E se in quel campione specifico non fossero presenti?

A questi problemi ha provato a dare delle risposte il team di ricerca italiano dell’Università degli studi di Catanzaro, guidato dalla dottoressa Malara, in uno studio pubblicato su Nature (sezione oncologia di precisione) nel novembre 2018. Lo studio si concentra non sulla rilevazione di cellule o ccDNA, ma ha un approccio totalmente nuovo: la valutazione delle modificazioni del secretoma. Sicuramente ognuno di voi avrà sentito parlare di genoma, l’insieme di tutti geni presenti nel nostro DNA. Il secretoma non è altro che l’insieme di tutte le proteine secrete, ovvero immesse nei liquidi al di fuori delle cellule, dalle cellule stesse. In particolare, in caso di neoplasia è stato riscontrato un aumento della protonazione, ovvero della quantità di protoni legati a tali proteine.
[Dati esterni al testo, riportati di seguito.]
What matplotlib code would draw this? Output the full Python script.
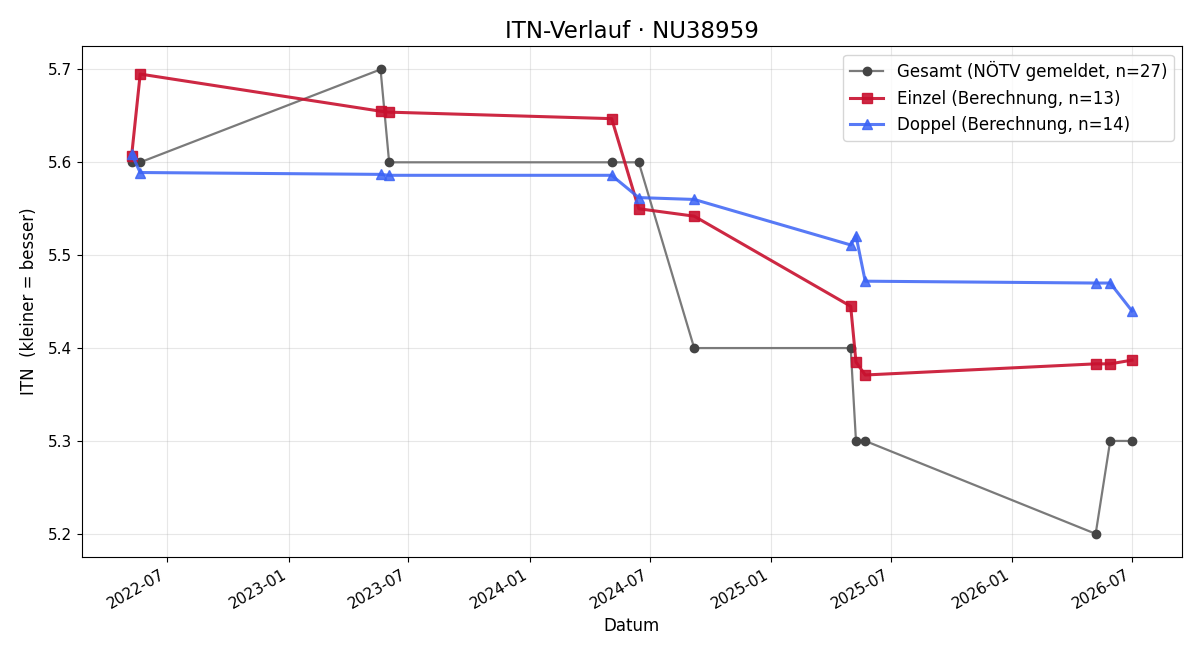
import matplotlib
matplotlib.use("Agg")
import matplotlib.pyplot as plt
import matplotlib.dates as mdates
import pandas as pd

# dates of the rating points
dates = pd.to_datetime([
    "2022-05-08", "2022-05-21", "2023-05-20", "2023-06-02", "2024-05-04",
    "2024-06-14", "2024-09-06", "2025-05-01", "2025-05-09", "2025-05-23",
    "2026-05-07", "2026-05-29", "2026-07-01",
])

# ITN values per series
gesamt = [5.6, 5.6, 5.7, 5.6, 5.6, 5.6, 5.4, 5.4, 5.3, 5.3, 5.2, 5.3, 5.3]
einzel = [5.607, 5.695, 5.655, 5.654, 5.647, 5.550, 5.542, 5.445, 5.385,
          5.371, 5.383, 5.383, 5.387]
doppel = [5.609, 5.589, 5.587, 5.586, 5.586, 5.562, 5.560, 5.511, 5.521,
          5.472, 5.470, 5.470, 5.440]

labels = ["Gesamt (NÖTV gemeldet, n=27)",
          "Einzel (Berechnung, n=13)",
          "Doppel (Berechnung, n=14)"]

fig, ax = plt.subplots(figsize=(12, 6.6), dpi=100)

ax.plot(dates, gesamt, marker="o", color="#7a7a7a", mfc="#444444",
        mec="#444444", lw=1.6, ms=6, label=labels[0])
ax.plot(dates, einzel, marker="s", color="#c8102e", alpha=0.9, lw=2.2,
        ms=7, label=labels[1])
ax.plot(dates, doppel, marker="^", color="#3b63f5", alpha=0.85, lw=2.2,
        ms=7, label=labels[2])

ax.set_title("ITN-Verlauf · NU38959", fontsize=16.5)
ax.set_xlabel("Datum", fontsize=12)
ax.set_ylabel("ITN  (kleiner = besser)", fontsize=12, labelpad=7)
ax.tick_params(labelsize=11)
ax.grid(True, alpha=0.3)
ax.legend(loc="upper right", fontsize=12)

ax.xaxis.set_major_locator(mdates.MonthLocator(bymonth=[1, 7]))
ax.xaxis.set_major_formatter(mdates.DateFormatter("%Y-%m"))
fig.autofmt_xdate()

fig.subplots_adjust(left=0.068, right=0.985, top=0.93, bottom=0.156)
fig.savefig("out.png", dpi=100)
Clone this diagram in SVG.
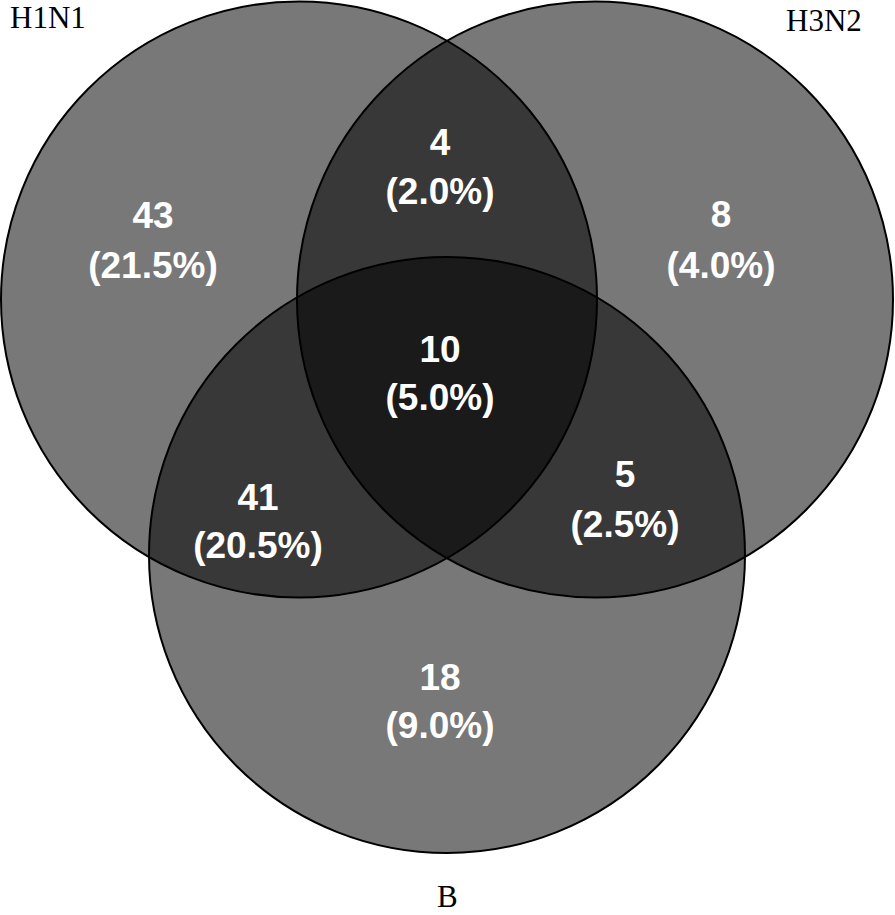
<svg xmlns="http://www.w3.org/2000/svg" width="895" height="915" viewBox="0 0 895 915">
<style>
.set{fill:#000;fill-opacity:0.53;stroke:#000;stroke-width:2}
.lbl{font-family:"Liberation Serif","Times New Roman",serif;font-size:31px;fill:#000}
.num{font-family:"Liberation Sans",Arial,sans-serif;font-size:37px;font-weight:bold;fill:#fff;text-anchor:middle}
</style>
<rect width="895" height="915" fill="#fff"/>
<g id="circles">
<g id="h1n1"><circle class="set" cx="299" cy="299.5" r="298"/></g>
<g id="h3n2"><circle class="set" cx="595" cy="299.5" r="298"/></g>
<g id="b"><circle class="set" cx="447" cy="555" r="298"/></g>
</g>
<g id="labels">
<text class="lbl" x="10" y="28">H1N1</text>
<text class="lbl" x="786" y="31">H3N2</text>
<text class="lbl" x="437" y="907">B</text>
</g>
<g id="counts">
<text class="num" x="153" y="228">43<tspan x="153" y="278">(21.5%)</tspan></text>
<text class="num" x="440" y="155">4<tspan x="440" y="204">(2.0%)</tspan></text>
<text class="num" x="721" y="227">8<tspan x="721" y="278">(4.0%)</tspan></text>
<text class="num" x="440" y="362">10<tspan x="440" y="410">(5.0%)</tspan></text>
<text class="num" x="258" y="510">41<tspan x="258" y="558">(20.5%)</tspan></text>
<text class="num" x="625" y="487">5<tspan x="625" y="537">(2.5%)</tspan></text>
<text class="num" x="440" y="690">18<tspan x="440" y="738">(9.0%)</tspan></text>
</g>
</svg>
Questa variazione è spiegata dalla predilezione delle cellule neoplastiche per la glicolisi , via metabolica che ha come risultato:

  1. La produzione di sostanze che rilasciano protoni che quindi si legheranno alle proteine secrete.
  2. La produzione di sostanze che alterano la struttura delle proteine, facilitando il legame ai protoni

In breve: cellula tumorale → glicolisi esclusiva → più protoni → proteine secrete maggiormente protonate. La tecnica prevede una biopsia liquida (5 ml di sangue), la successiva eliminazione delle cellule del sangue (globuli rossi e bianchi, piastrine) e la coltura del materiale rimanente per 14 giorni.

Dalle cellule rimanenti, che nel tempo si moltiplicano, si estrae il campione per l’analisi del secretoma: questo verrà analizzato da un dispositivo all’avanguardia facente parte delle nanotecnologie. È stato inoltre confrontato il campione così ottenuto con campioni estratti direttamente dal tessuto tumorale: le componenti sono risultate essenzialmente identiche, convalidando l’ipotesi che anche da piccole quantità di sangue si possa risalire alla presenza di una neoplasia.

Nei 36 soggetti sottoposti allo studio, alcuni dei quali con neoplasia maligna nota ma non trattata e altri sani, è stata ritrovata una corrispondenza del 100% tra aumento protonazione e cancro.

Non solo: di due pazienti con valori intermedi di protonazione ,uno ha poi effettivamente sviluppato un melanoma (tumore maligno della cute).

Tra gli svantaggi di questa tecnica ci sono la laboriosità ed il costo. Inoltre un risultato positivo indica soltanto la presenza di un tumore, ma non il tipo e la localizzazione. Tuttavia, studiando il singolo soggetto è possibile valutare il rischio personale cancerogenico ed eventualmente approfondire con altre tecniche diagnostiche.

Questa interessante metodica può rappresentare un punto di svolta nella diagnosi precoce di cancro.

In fondo basta solo un po’ di sangue!